There’s no way to recount everything we eat. Suffice to say it is an array of the freshest food available; Northern California in all it’s delicious glory. Hannah had worked the farmer’s market stand in San Francisco in the morning and brought a case of fresh vegetables. She makes wonderful salsa with tomatoes, peppers, carrots, and cilantro, which was even better the next morning with breakfast.
I will lay out some more highlights:
- Tom’s combination of radishes, sea salt, and butter (new to me but apparently a common favorite)

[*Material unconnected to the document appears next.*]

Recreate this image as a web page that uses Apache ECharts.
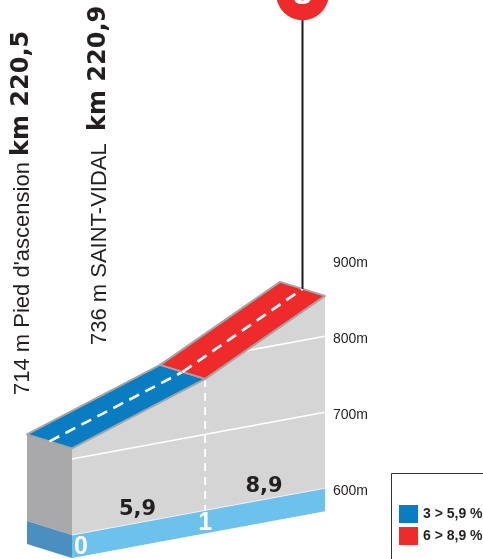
<!DOCTYPE html>
<html>
<head>
<meta charset="utf-8">
<script src="https://cdn.jsdelivr.net/npm/echarts@6/dist/echarts.min.js"></script>
<style>
  html, body { margin: 0; padding: 0; background: #fff; }
  #chart { width: 483px; height: 559px; }
</style>
</head>
<body>
<div id="chart"></div>
<script>
// Climb profile: distance from the foot (km) and altitude (m) at each gradient change
const kmPoints = [0, 1, 1.9];
const altitudes = [714, 773, 853];
const gradientLabels = ['5,9', '8,9'];
const kmLabels = ['0', '1'];
const altTicks = [600, 700, 800, 900];
const classNames = ['3 > 5,9 %', '6 > 8,9 %'];
const placeNames = ["714 m Pied d'ascension", '736 m SAINT-VIDAL'];
const placeKm = ['km 220,5', 'km 220,9'];
const summitMark = '8';

// Drawing constants
const ALT_MIN = 600, ALT_MAX = 1000;
const SKEW = 0.185;          // base plane rises to the right (px per px)
const DEPTH = [-45, -14];    // offset of the back edge of the road
const BAND = 23;             // thickness of the blue base band
const GRID = { left: 72, top: 231, width: 253, height: 304 };
const LABEL_SHIFT = 3;       // altitude labels sit slightly under their lines
const ROAD_COLORS = ['#0a7dc2', '#ee2a2b'];
const PLACE_POS = [[20, 395], [97, 345]];
const PLACE_GAP = [' ', '  '];
const INK = '#231f20';
const SANS = "'Liberation Sans', Arial, sans-serif";

const add = (p, d) => [p[0] + d[0], p[1] + d[1]];
const mid = (a, b) => [(a[0] + b[0]) / 2, (a[1] + b[1]) / 2];

// Maps (km, altitude) through the grid's axes, then shears onto the slanted base plane
function projector(api) {
  const x0 = api.coord([kmPoints[0], ALT_MIN])[0];
  return (km, alt) => {
    const c = api.coord([km, alt]);
    return [c[0], c[1] - SKEW * (c[0] - x0)];
  };
}

// Distance at which the profile first reaches a given altitude
function crossingKm(alt) {
  if (alt <= altitudes[0]) return kmPoints[0];
  for (let i = 0; i < altitudes.length - 1; i++) {
    if (alt > altitudes[i] && alt <= altitudes[i + 1]) {
      const t = (alt - altitudes[i]) / (altitudes[i + 1] - altitudes[i]);
      return kmPoints[i] + t * (kmPoints[i + 1] - kmPoints[i]);
    }
  }
  return null;
}

function poly(points, style) {
  return { type: 'polygon', shape: { points }, style };
}
function seg(a, b, style) {
  return { type: 'line', shape: { x1: a[0], y1: a[1], x2: b[0], y2: b[1] }, style };
}

function renderTerrain(params, api) {
  const P = projector(api);
  const last = kmPoints.length - 1;
  const kEnd = kmPoints[last];
  const base0 = P(kmPoints[0], ALT_MIN);
  const baseEnd = P(kEnd, ALT_MIN);
  const top0 = P(kmPoints[0], altitudes[0]);
  const children = [];

  // front face
  const front = [base0].concat(kmPoints.map((k, i) => P(k, altitudes[i]))).concat([baseEnd]);
  children.push(poly(front, { fill: '#d5d5d5' }));
  // left side face
  children.push(poly([top0, add(top0, DEPTH), add(base0, DEPTH), base0], { fill: '#a9a9ab' }));
  // base band, front and side
  children.push(poly([base0, baseEnd, add(baseEnd, [0, BAND]), add(base0, [0, BAND])], { fill: '#6dc1ed' }));
  const b0d = add(base0, DEPTH);
  children.push(poly([base0, b0d, add(b0d, [0, BAND]), add(base0, [0, BAND])], { fill: '#4b8fc1' }));
  children.push(seg(base0, baseEnd, { stroke: '#f2f2f2', lineWidth: 1 }));

  // altitude grid lines on the front face
  altTicks.forEach(alt => {
    if (alt <= ALT_MIN) return;
    const k = crossingKm(alt);
    if (k === null) return;
    children.push(seg(P(k, alt), P(kEnd, alt), { stroke: '#ffffff', lineWidth: 1.6 }));
  });

  // km markers
  kmLabels.forEach((lab, i) => {
    const k = kmPoints[i];
    const b = P(k, ALT_MIN);
    if (i > 0 && i < last) {
      children.push(seg(P(k, altitudes[i]), b, { stroke: '#ffffff', lineWidth: 2, lineDash: [8, 6] }));
    }
    children.push({
      type: 'text',
      x: b[0] + (i === 0 ? 2 : 0), y: b[1] + BAND / 2 + 1,
      style: {
        text: lab, fill: '#ffffff', align: i === 0 ? 'left' : 'center', verticalAlign: 'middle',
        fontFamily: SANS, fontWeight: 'bold', fontSize: 25
      }
    });
  });

  // gradient of each section
  gradientLabels.forEach((lab, i) => {
    const b = P((kmPoints[i] + kmPoints[i + 1]) / 2, ALT_MIN);
    children.push({
      type: 'text', x: b[0] - 1, y: b[1] - 13,
      style: {
        text: lab, fill: INK, align: 'center', verticalAlign: 'middle',
        fontFamily: "'DejaVu Sans', sans-serif", fontWeight: 'bold', fontSize: 21
      }
    });
  });

  return { type: 'group', children };
}

function renderRoad(params, api) {
  const P = projector(api);
  const f0 = P(api.value(0), api.value(1));
  const f1 = P(api.value(2), api.value(3));
  const b0 = add(f0, DEPTH), b1 = add(f1, DEPTH);
  return {
    type: 'group',
    children: [
      poly([f0, f1, b1, b0], { fill: api.visual('color'), stroke: '#a4a4a4', lineWidth: 2, lineJoin: 'round' }),
      seg(mid(f0, b0), mid(f1, b1), { stroke: '#ffffff', lineWidth: 2.6, lineDash: [11, 7] })
    ]
  };
}

function renderSummit(params, api) {
  const P = projector(api);
  const f = P(api.value(0), api.value(1));
  const c = mid(f, add(f, DEPTH));
  return {
    type: 'group',
    children: [
      seg(c, [c[0], 12], { stroke: '#1a1a1a', lineWidth: 2 }),
      { type: 'circle', shape: { cx: c[0], cy: -6, r: 26.3 }, style: { fill: '#ee2a2b' } },
      {
        type: 'text', x: c[0], y: -4,
        style: {
          text: summitMark, fill: '#ffffff', align: 'center', verticalAlign: 'middle',
          fontFamily: "'DejaVu Sans', sans-serif", fontWeight: 'bold', fontSize: 30
        }
      }
    ]
  };
}

const chart = echarts.init(document.getElementById('chart'), null, { renderer: 'canvas' });

const roadSeries = classNames.map((name, i) => ({
  type: 'custom',
  name,
  coordinateSystem: 'cartesian2d',
  xAxisIndex: 0, yAxisIndex: 0,
  itemStyle: { color: ROAD_COLORS[i] },
  clip: false,
  z: 3,
  renderItem: renderRoad,
  data: [[kmPoints[i], altitudes[i], kmPoints[i + 1], altitudes[i + 1]]]
}));

const placeLabels = placeNames.map((name, i) => ({
  type: 'text',
  x: PLACE_POS[i][0], y: PLACE_POS[i][1],
  rotation: Math.PI / 2,
  style: {
    text: '{n|' + name + '}' + PLACE_GAP[i] + '{k|' + placeKm[i] + '}',
    fill: INK, align: 'left', verticalAlign: 'middle',
    fontFamily: SANS, fontSize: 22,
    rich: {
      n: { fontFamily: SANS, fontSize: 22, fill: INK, lineHeight: 28, verticalAlign: 'bottom' },
      k: { fontFamily: "'DejaVu Sans', sans-serif", fontWeight: 'bold', fontSize: 24, fill: INK, lineHeight: 28, verticalAlign: 'bottom' }
    }
  }
}));

// frame of the gradient key, running off the bottom-right corner
const keyFrame = {
  type: 'rect',
  shape: { x: 391.5, y: 473.5, width: 200, height: 200 },
  style: { fill: 'none', stroke: '#333333', lineWidth: 1 }
};

chart.setOption({
  animation: false,
  backgroundColor: '#ffffff',
  grid: [
    GRID,
    { left: GRID.left, top: GRID.top - SKEW * GRID.width + LABEL_SHIFT, width: GRID.width, height: GRID.height }
  ],
  xAxis: [
    { type: 'value', gridIndex: 0, min: kmPoints[0], max: kmPoints[kmPoints.length - 1], show: false },
    { type: 'value', gridIndex: 1, min: kmPoints[0], max: kmPoints[kmPoints.length - 1], show: false }
  ],
  yAxis: [
    { type: 'value', gridIndex: 0, min: ALT_MIN, max: ALT_MAX, show: false },
    {
      type: 'value', gridIndex: 1, position: 'right', min: ALT_MIN, max: ALT_MAX, interval: 100,
      axisLine: { show: false }, axisTick: { show: false }, splitLine: { show: false },
      axisLabel: {
        margin: 8, color: INK, fontFamily: SANS, fontSize: 14,
        formatter: v => altTicks.indexOf(v) >= 0 ? v + 'm' : ''
      }
    }
  ],
  legend: {
    orient: 'vertical',
    left: 399, top: 505,
    padding: 0,
    itemWidth: 19, itemHeight: 18, itemGap: 4,
    icon: 'rect',
    selectedMode: false,
    data: classNames,
    textStyle: { color: INK, fontFamily: SANS, fontWeight: 'bold', fontSize: 14 }
  },
  graphic: placeLabels.concat([keyFrame]),
  series: [
    {
      type: 'custom',
      name: 'terrain',
      coordinateSystem: 'cartesian2d',
      xAxisIndex: 0, yAxisIndex: 0,
      clip: false,
      z: 2,
      renderItem: renderTerrain,
      data: [[kmPoints[0], altitudes[0]]]
    }
  ].concat(roadSeries).concat([
    {
      type: 'custom',
      name: 'summit',
      coordinateSystem: 'cartesian2d',
      xAxisIndex: 0, yAxisIndex: 0,
      clip: false,
      z: 4,
      renderItem: renderSummit,
      data: [[kmPoints[kmPoints.length - 1], altitudes[altitudes.length - 1]]]
    }
  ])
});
</script>
</body>
</html>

- An excellent salad with purple carrots and delicious lettuce from Marin Roots Farm
- An incredible pluot galette made by Nick as well as his heavenly Angel Peach Pie (click here for the recipe) with perfect peaches, almond meringue crust, and homemade whipped cream
- An egg scramble in the morning with squash, tomatoes, onions, and peppers alongside rosemary and thyme roasted farm-grown potatoes
California wine, Belgian beer. Immobilizing Manhattans.
At night we grow rosy-cheeked from the cold (or was it the wine?) and stand out on the porch smoking and staring out into so much darkness. It’s not an overly eventful evening, just full of laughter and the most profound sense of contentment. Just before midnight we take a tipsy hike to the top of the hill, looking for the stars that are unfortunately masked in fog. It is so quiet, the moon the only being besides our group. Back at the bottom of the hill I sink into a bed on hay that perfumes our tent with sweetness.
In the morning after an extended breakfast (see above) and several cups of coffee we take one more walk up the hill to look around in the daylight. It’s weird hiking up the same trail when I can see around me. It’s less imposing and adventurous and mysterious in the sun. The hills seem parched by the summer and so many months devoid of rain. The farms and cattle make the landscape look less post-apocalyptic, but I still feel as though I’m in a world entirely distinct from my normal consciousness.
Right before we go a group arrives to tour the farm. The large house lingers in the midst of the compound, windows empty and new. The farm remains unfinished, but it will soon house the owner’s family from San Francisco on the weekend and holidays. Both doctors, the owners bought the land mainly to preserve it and carry on with its traditional small-scale agricultural production. Hannah, who helps manage the herd, is starting a line of goat-cheese bearing the farm’s name. Each jar comes with a hand-drawn picture of a goat and she hopes to start selling them at the farmer’s markets in San Francisco and Marin.
We pull out of the farm on our way to the promise of sun at Dillon Beach. There’s a cool breeze and we sail past the blackberry bushes, still laden with their tart souvenirs. There’s coastline to explore, Hog Island Oysters to seek out, windy roads to trace, a city to return to. Part of me wants to stay longer and wake to milk goats.